Error: UPGRADE FAILED: cannot patch "mostly-data" with kind PersistentVolumeClaim: PersistentVolumeClaim "mostly-data" is invalid: spec: Forbidden: spec is immutable after creation except resources.requests for bound claims
core.PersistentVolumeClaimSpec{
... // 2 identical fields
Resources: {Requests: {s"storage": {i: {...}, s: "50Gi", Format: "BinarySI"}}},
VolumeName: "",
- StorageClassName: &"efs-sc",
+ StorageClassName: &"efs",
VolumeMode: &"Filesystem",
DataSource: nil,
DataSourceRef: nil,
}
Solution
You can work around the issue above by removing the mostly-ai
project from your OpenShift cluster, recreating it, and running the installation again.
- Delete the the
mostly-ai
project from your OpenShift cluster.oc delete namespace mostly-ai
- Create the
mostly-ai
project again.oc new-project mostly-ai
- Enter the following annotations for the pods of MOSTLY AI to be able to be scheduled in this namespace:
oc annotate --overwrite namespace mostly-ai openshift.io/sa.scc.supplemental-groups="1000700000/10000"
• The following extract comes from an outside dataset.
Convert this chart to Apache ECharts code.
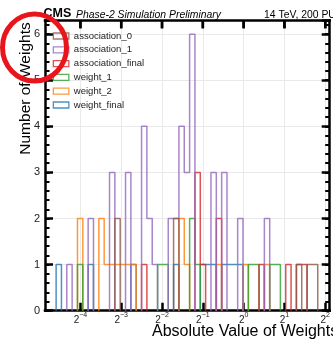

oc annotate --overwrite namespace mostly-ai openshift.io/sa.scc.uid-range="1000700000/10000"
- Run the deployment again with the
helm
command.helm upgrade --install mostly-ai ./mostly-combined --values ocp-values.yaml --namespace mostly-ai --create-namespace
Keycloak connection error
Problem
After you deploy to an OpenShift cluster, you can see in the console error messages related to Keycloak connection errors. Such as the ones listed below.
Keycloak connection error #1 - retrying (error: jakarta.ws.rs.ForbiddenException: HTTP 403 Forbidden)
Keycloak connection error #2 - retrying (error: jakarta.ws.rs.ForbiddenException: HTTP 403 Forbidden)
Keycloak connection error #3 - retrying (error: jakarta.ws.rs.ForbiddenException: HTTP 403 Forbidden)
Solution
- Log in to Keycloak at
https://{FULLY_QUALIFIED_DOMAIN_NAME}/auth/
. - Log in with the admin credentials as documented in Manage groups, step 2.
- Select master realm.
- Select Realm settings.
- For Require SSL, select None.
- Click Save for the changes to take effect.
The pod will initialize, create the mostly-generate
realm and the application will be then reachable.